Todos los años, cual mito fundacional que se reitera para que el mundo siga andando, los medios nos deleitan con notas que prometen la receta para llegar espléndide al verano. Como el feminismo y el activismo por la diversidad corporal se han vuelto virales, suelen añadir el adjetivo “saludable” a su caracterización del cuerpo ideal, delgado y fibroso, único tipo corporal que merece aparecer con poca ropa. Ya nadie usa la palabra “régimen” ni cuenta calorías: hace tiempo que la industria de la dieta ha eliminado ese significante constitutivo. Se ha cambiado el elemento disciplinario por el impreciso “cuidarse”, más afín al emprendedorismo y la meritocracia de la gobernanza neoliberal y sus magropolíticas. Así, se cuida la salud o se aspira a eso para cumplir con la expectativa y exigencia de delgadez. La fantasía que se explota es, sin embargo, la misma que animaba a nuestras madres o abuelas a atiborrarse de anfetaminas para adelgazar: la promesa de un futuro donde ya no seamos gordes, fofes o tengamos celulitis. Un futuro donde, esfuerzo mediante, la malla y la ropa ligera puedan lucirse sin complejos, atrayendo miradas de deseo y no ya de repulsión.

Las promesas neoliberales nunca incluyen acabar con la opresión estructural, sino que venden un futuro donde, gracias a nuestra voluntad, alcanzamos el lugar de privilegio y no nos atacan más. En un mundo donde el racismo, el sexismo, el cisexismo, el capacitismo o el clasismo operan imbricados para que los derechos fundamentales sean menoscabados mediante violencia, estigma y discriminación, nos han hecho creer que el principal problema post fiestas somos nosotres, gordes irredimibles, que no cerramos la boca ni nos controlamos. Los discursos mediáticos y publicitarios explotan la asociación entre gordura y falta de salud. Lo que no dicen es que también moralizan la enfermedad -que se ha vuelto un estado corporal imposible, que puede conjurarse mediante buenos hábitos individuales-, castigando a aquellas que se suponen el resultado de malas elecciones de vida. Los discursos tecno científicos no son neutrales ni ajenos a este dispositivo de corporalidad, que es particularmente cruel con todas las formas de vida que se escapan a su moral de la buena forma.
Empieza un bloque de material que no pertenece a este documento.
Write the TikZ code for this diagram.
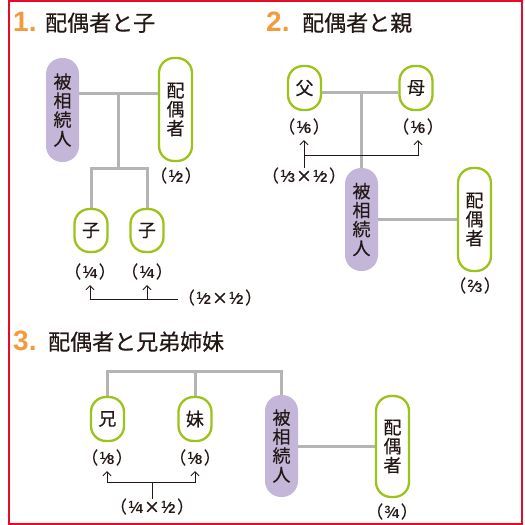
\documentclass[tikz,border=0pt]{standalone}
\usepackage{fontspec}
\setmainfont{Noto Sans CJK JP}[FakeBold=0.35]
\newfontfamily\numfont{Liberation Sans}
\usetikzlibrary{arrows.meta}
\definecolor{orangeC}{HTML}{F39A3C}
\definecolor{purpleC}{HTML}{C4B6D9}
\definecolor{greenC}{HTML}{9CC31A}
\definecolor{grayC}{HTML}{B4B4B4}
\definecolor{redC}{HTML}{E60A28}
\definecolor{textC}{HTML}{231815}
\newcommand\myfr[2]{{\numfont\bfseries\raisebox{4.2pt}{\fontsize{10.5}{10.5}\selectfont #1}\kern-0.6pt{\fontsize{16}{16}\selectfont\char"2044}\kern-0.6pt{\fontsize{13}{13}\selectfont #2}}}
\newcommand\mypf[1]{（\kern1.5pt#1\kern1.5pt）}
\newcommand\mytimes{\kern1pt{\fontsize{16}{16}\selectfont ×}\kern1pt}
\tikzset{
  hei/.style={fill=purpleC, draw=none, rounded corners=16pt, minimum width=33pt, inner sep=0pt, align=center, text=textC, font=\fontsize{18}{19}\selectfont},
  kin/.style={fill=white, draw=greenC, line width=2.3pt, rounded corners=15pt, minimum width=33pt, inner sep=0pt, align=center, text=textC, font=\fontsize{18}{19}\selectfont},
  gl/.style={draw=grayC, line width=3pt},
  fl/.style={inner sep=0pt, text height=13pt, text depth=3pt, text=textC, font=\fontsize{17}{19}\selectfont},
  arr/.style={draw=textC, line width=0.9pt, -{Straight Barb[length=4pt,width=8pt]}},
  ln/.style={draw=textC, line width=0.9pt},
  numt/.style={anchor=base west, text=orangeC, inner sep=0pt, font=\numfont\bfseries\fontsize{28}{28}\selectfont},
  tit/.style={anchor=base west, text=textC, inner sep=0pt, font=\fontsize{22}{22}\selectfont},
}
\begin{document}
\begin{tikzpicture}[x=1pt,y=-1pt]
\useasboundingbox (0,0) rectangle (525,525);
\draw[redC, line width=2pt] (8.5,1) rectangle (521.5,523.5);

% ---- 1 ----
\node[numt] (n1) at (13,31) {1.};
\node[tit] (t1) at (45,31) {配偶者と子};
\node[hei, minimum height=104pt] (h1) at (62.5,110) {被\\相\\続\\人};
\node[kin, minimum height=103pt] (s1) at (175.5,109.5) {配\\偶\\者};
\node[kin, minimum height=43pt] (c1) at (91,230.5) {子};
\node[kin, minimum height=43pt] (c2) at (147,230.5) {子};
\coordinate (j1) at (118,93);
\coordinate (j1b) at (118,168);
\draw[gl] (h1.east |- j1) -- (s1.west |- j1);
\draw[gl] (j1) -- (j1b);
\draw[gl] (c1.north) |- (j1b) -| (c2.north);
\node[fl] (f1) at (176,177) {\mypf{\myfr12}};
\node[fl] (f4a) at (90,273) {\mypf{\myfr14}};
\node[fl] (f4b) at (147,273) {\mypf{\myfr14}};
\node[fl] (l1) at (220,299) {\mypf{\myfr12\mytimes\myfr12}};
\draw[arr, shorten >=4pt] (l1.west) -| (f4a.south);
\draw[arr, shorten >=4pt] (f4b.south |- l1.west) -- (f4b.south);

% ---- 2 ----
\node[numt] (n2) at (266,31) {2.};
\node[tit] (t2) at (302,31) {配偶者と親};
\node[kin, minimum height=44pt] (fa) at (304.5,88) {父};
\node[kin, minimum height=44pt] (mo) at (416,88) {母};
\node[hei, minimum height=103pt] (h2) at (361.5,219.5) {被\\相\\続\\人};
\node[kin, minimum height=103pt] (s2) at (474.5,219.5) {配\\偶\\者};
\coordinate (j2) at (361.5,92);
\draw[gl] (fa.east |- j2) -- (mo.west |- j2);
\draw[gl] (j2) -- (h2.north);
\draw[gl] (h2.east) -- (s2.west);
\node[fl] (f6a) at (304,128) {\mypf{\myfr16}};
\node[fl] (f6b) at (418,128) {\mypf{\myfr16}};
\node[fl] (l2) at (304,177) {\mypf{\myfr13\mytimes\myfr12}};
\node[fl] (f23) at (475,287) {\mypf{\myfr23}};
\coordinate (k2) at (304,155);
\draw[arr, shorten >=4pt, shorten <=1pt] (l2.north) -- (f6a.south);
\draw[arr, shorten >=4pt] (k2) -| (f6b.south);

% ---- 3 ----
\node[numt] (n3) at (13,350) {3.};
\node[tit] (t3) at (48,350) {配偶者と兄弟姉妹};
\node[kin, minimum height=44pt] (br) at (107.5,419) {兄};
\node[kin, minimum height=44pt] (si) at (195,419) {妹};
\node[hei, minimum height=102pt] (h3) at (281.5,446) {被\\相\\続\\人};
\node[kin, minimum height=101pt] (s3) at (392.5,446.5) {配\\偶\\者};
\coordinate (j3) at (195,371);
\draw[gl] (br.north) |- (j3) -| (h3.north);
\draw[gl] (si.north) -- (j3);
\draw[gl] (h3.east) -- (s3.west |- h3.east);
\node[fl] (f8a) at (107,459) {\mypf{\myfr18}};
\node[fl] (f8b) at (195,459) {\mypf{\myfr18}};
\node[fl] (l3) at (152,508) {\mypf{\myfr14\mytimes\myfr12}};
\node[fl] (f34) at (392,513) {\mypf{\myfr34}};
\coordinate (k3) at (152,482);
\draw[ln, shorten <=1pt] (l3.north) -- (k3);
\draw[arr, shorten >=4pt] (k3) -| (f8a.south);
\draw[arr, shorten >=4pt] (k3) -| (f8b.south);
\end{tikzpicture}
\end{document}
El discurso biomédico impregna las páginas de las revistas o las redes de les influencers que nos muestran sus estilos de vida saludables. La reprobación moral de ciertos cuerpos habla el lenguaje del racismo y del clasismo, tal como hemos aprendido con las activistas gordas originarias, marronas y chicanas. No es causal que el desborde de la grasa popular espante a la derecha mediática, que siempre ha odiado la carne desobediente e indisciplinada.

Cada verano, el movimiento por la autonomía corporal reedita el mismo chiste: para tener un cuerpo de verano sólo hace falta un cuerpo y una playa estival. Además de la playa, sueño con una Argentina unida donde ya no haya hambre ni malnutrición y donde ese éxito mayúsculo de gestión se muestre sin acudir a índices de “obesidad” y “sobrepeso”. Deseo que, a fuerza de reiterarse críticamente, ése sea nuestro nuevo mito fundacional.

*Feminista por la autonomía corporal, integrante del Taller Hacer la Vista Gorda.